Il dit en substance: «Il appartient aux africains de faire part à l'ONU de leur décision.
S'ils choisissent d'attaquer le Mali, nous leur fournirons la logistique nécessaire». Ban
Ki-Moon, de manière diplomatique, préconise la négociation avant la guerre. Nous,
africains, sommes appelés, aujourd'hui, à prendre en main notre destin, choisissons la
voie du dialogue, et non celle de la guerre. Nous avons assez d'Imams africains
capables de conduire une médiation entre le peuple mandingue et le mouvement
ANSAR-DINE afin que soient extirpés du Mali les intégristes musulmans au service
des multinationales. Il est possible de fonder un État laïc malien à la tête d'une nation
malienne où il existera des régions favorables à une application plus rigoureuse des
lois islamiques. Aux États-Unis, les lois ne sont pas égales dans tous les états;
certains états sont à faveur de la peine de mort d'autres non, personne ne peut
cependant accuser les États-Unis de pratiquer la charia. Nous savons quand
commence une guerre, mais nous ne savons pas quand elle finit. Alassane Ouattara
qui a choisi la voie de la guerre en Côte d'Ivoire en fait les frais. Il existe, certes, des
guerres justes comme celle menée contre Hitler qui annexait les autres États
européens, mais au sein d'une même nation, tout homme politique doit être, selon
Platon, un tisserand; il lui faut utiliser tous les voies possibles, dans le but d'inciter
ses populations à vivre ensemble, à développer un esprit de tolérance vis-à-vis des
autres. La guerre au Mali sera suicidaire pour ce pays et pour toute l'Afrique.
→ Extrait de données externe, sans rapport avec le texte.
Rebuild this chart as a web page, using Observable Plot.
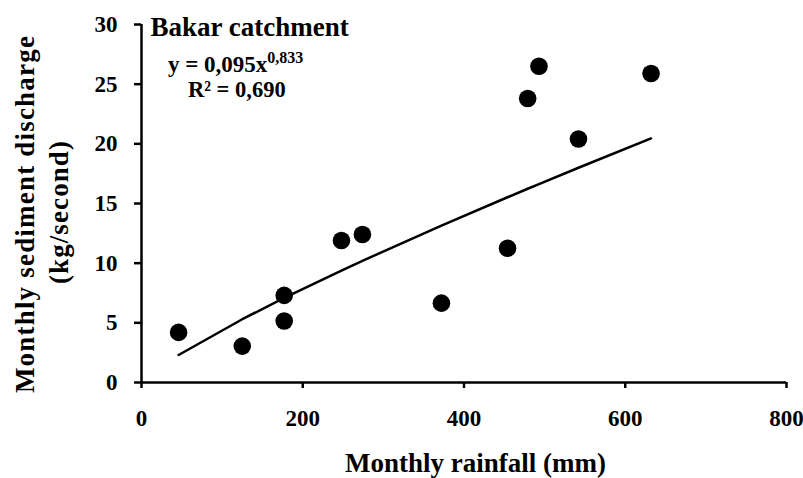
<!DOCTYPE html>
<html><head><meta charset="utf-8">
<script src="https://cdn.jsdelivr.net/npm/d3@7"></script>
<script src="https://cdn.jsdelivr.net/npm/@observablehq/plot@0.6"></script>
<style>html,body{margin:0;padding:0;background:#fff}#chart svg{display:block}</style>
</head><body><div id="chart"></div>
<script>
// Data
const rainfall  = [46, 125, 177, 177, 248, 274, 372, 454, 479, 493, 542, 632];
const discharge = [4.2, 3.05, 5.15, 7.3, 11.9, 12.4, 6.65, 11.25, 23.8, 26.5, 20.4, 25.9];
const xTicks = [0, 200, 400, 600, 800];
const yTicks = [0, 5, 10, 15, 20, 25, 30];
// Power-law fit printed on the chart: y = 0,095 x^0,833
const fitA = 0.095;
const fitB = 0.833;
const titleText = "Bakar catchment";
const eqMain = "y = 0,095x";
const eqExp = "0,833";
const r2Text = "R\u00B2 = 0,690";
const xLabel = "Monthly rainfall (mm)";
const yLabel1 = "Monthly sediment discharge";
const yLabel2 = "(kg/second)";

const points = rainfall.map((x, i) => ({x, y: discharge[i]}));
const fitLine = [...rainfall].sort((a, b) => a - b).map(x => ({x, y: fitA * Math.pow(x, fitB)}));

const font = "'Liberation Serif', 'Times New Roman', serif";

const chart = Plot.plot({
  width: 803, height: 478,
  marginLeft: 141, marginRight: 17, marginTop: 24, marginBottom: 96,
  style: {fontFamily: font, fontWeight: "bold", background: "#fff", color: "#000", overflow: "visible"},
  x: {domain: [0, 800]},
  y: {domain: [0, 30]},
  marks: [
    Plot.axisX({ticks: xTicks, tickSize: 6, tickPadding: 21, fontSize: 23, strokeWidth: 2.5, label: null, tickFormat: d => String(d)}),
    Plot.axisY({ticks: yTicks, tickSize: 7, tickPadding: 17, fontSize: 23, strokeWidth: 2.5, label: null, tickFormat: d => String(d)}),
    Plot.ruleY([0], {stroke: "#000", strokeWidth: 2.5}),
    Plot.ruleX([0], {stroke: "#000", strokeWidth: 2.5}),
    Plot.line(fitLine, {x: "x", y: "y", stroke: "#000", strokeWidth: 2.5}),
    Plot.dot(points, {x: "x", y: "y", r: 8.8, fill: "#000", stroke: "none"}),
    Plot.text([titleText], {frameAnchor: "top-left", dx: 9, dy: 3, lineAnchor: "middle", textAnchor: "start", fontSize: 27, fill: "#000"}),
    Plot.text([xLabel], {frameAnchor: "bottom", dx: 11.5, dy: 81, lineAnchor: "middle", textAnchor: "middle", fontSize: 27, fill: "#000"}),
    Plot.text([yLabel1], {frameAnchor: "left", dx: -116.5, dy: 10.5, rotate: -90, lineAnchor: "middle", textAnchor: "middle", fontSize: 27, fill: "#000"}),
    Plot.text([yLabel2], {frameAnchor: "left", dx: -82.5, dy: 8.5, rotate: -90, lineAnchor: "middle", textAnchor: "middle", fontSize: 27, fill: "#000"})
  ]
});

document.getElementById("chart").appendChild(chart);
const svg = d3.select(chart);

// spread the rotated y label lines to the reference's lengths
const targets = new Map([[yLabel1, 357], [yLabel2, 143]]);
svg.selectAll("text").each(function() {
  const txt = this.textContent;
  if (!targets.has(txt) || this.querySelector("tspan")) return;
  const natural = this.getComputedTextLength();
  const ls = (targets.get(txt) - natural) / Math.max(1, txt.length - 1);
  d3.select(this).style("letter-spacing", ls + "px");
});

// regression equation with superscript exponent
const eq = svg.append("text")
  .attr("x", 168).attr("y", 72).attr("text-anchor", "start")
  .attr("font-family", font).attr("font-weight", "bold").attr("font-size", 23).attr("fill", "#000");
eq.append("tspan").text(eqMain);
eq.append("tspan").attr("font-size", 16).attr("dy", -9).text(eqExp);
svg.append("text")
  .attr("x", 188).attr("y", 97).attr("text-anchor", "start")
  .attr("font-family", font).attr("font-weight", "bold").attr("font-size", 22.5).attr("fill", "#000")
  .text(r2Text);
</script>
</body></html>
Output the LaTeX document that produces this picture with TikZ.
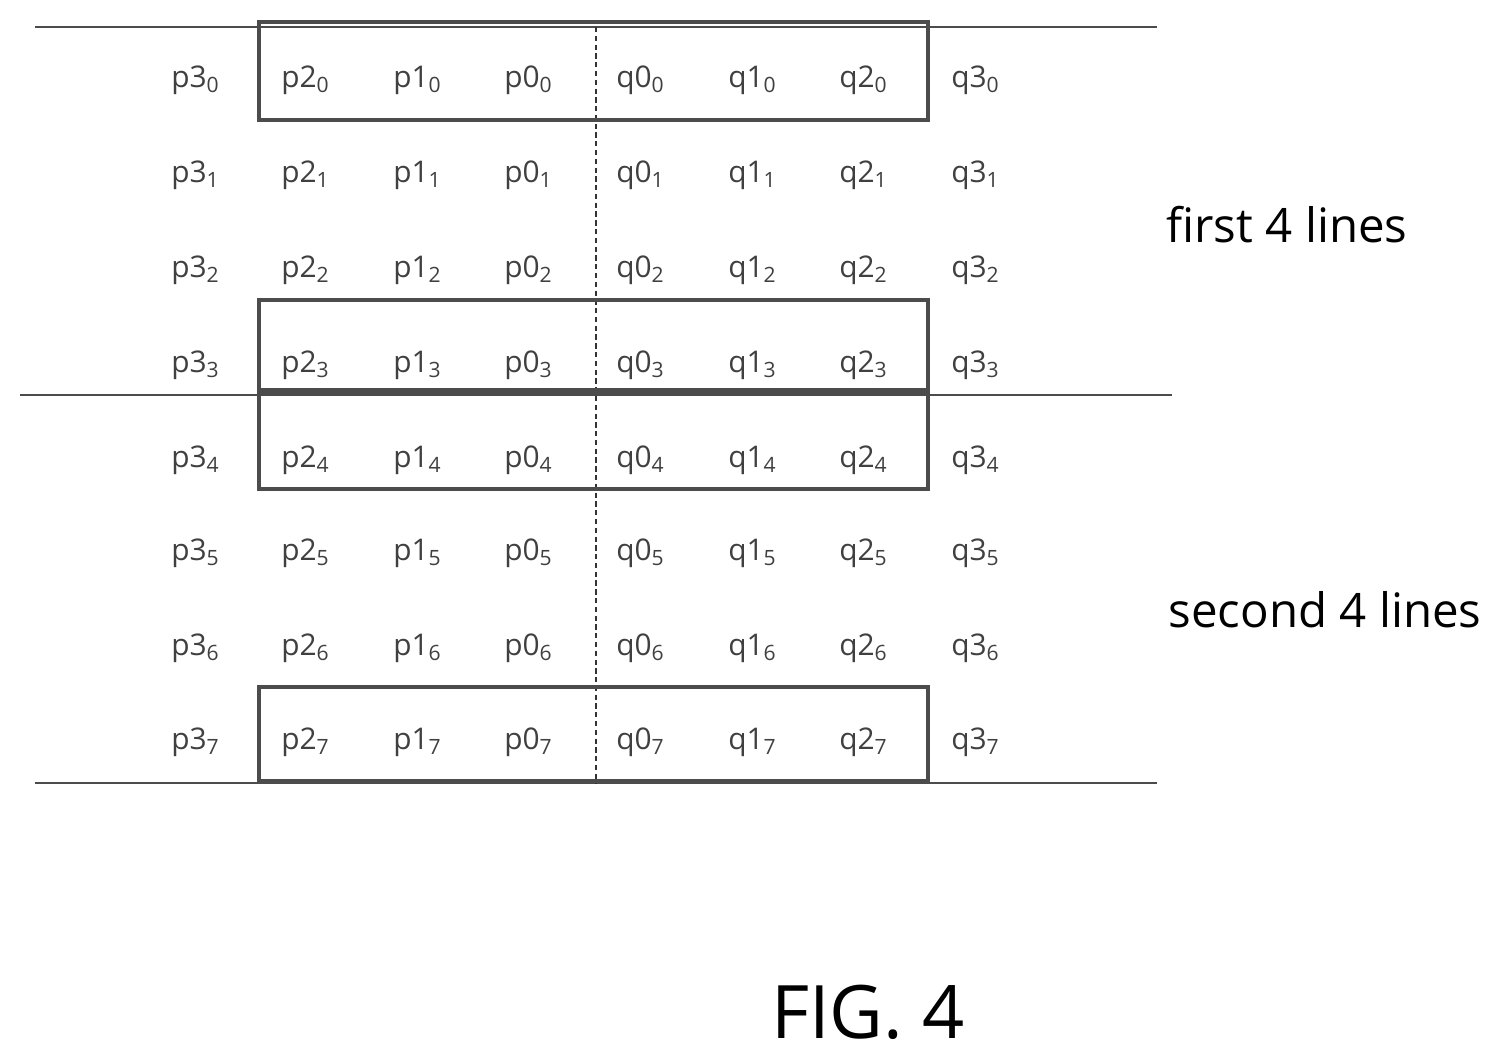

Pratiquer la politique comme dit Houphouët et Laurent Gbagbo, c'est accorder le
temps au temps. Tous les leaders africains qui sont, en général, favorables à la guerre
au Mali sont étrangement ceux qui sont au service des multinationales occidentales.
Que le capitaine Sanogo médite les conseils des sages du mandingue qui affirment
que c'est la guerre qui a détruit le mandingue. Durant une guerre on court toujours le
risque de mourir aussi bien sous les bombes de ses ennemis que de celles de ses
propres alliés. Une « maladresse » de nos propres soldats peut nous être fatale.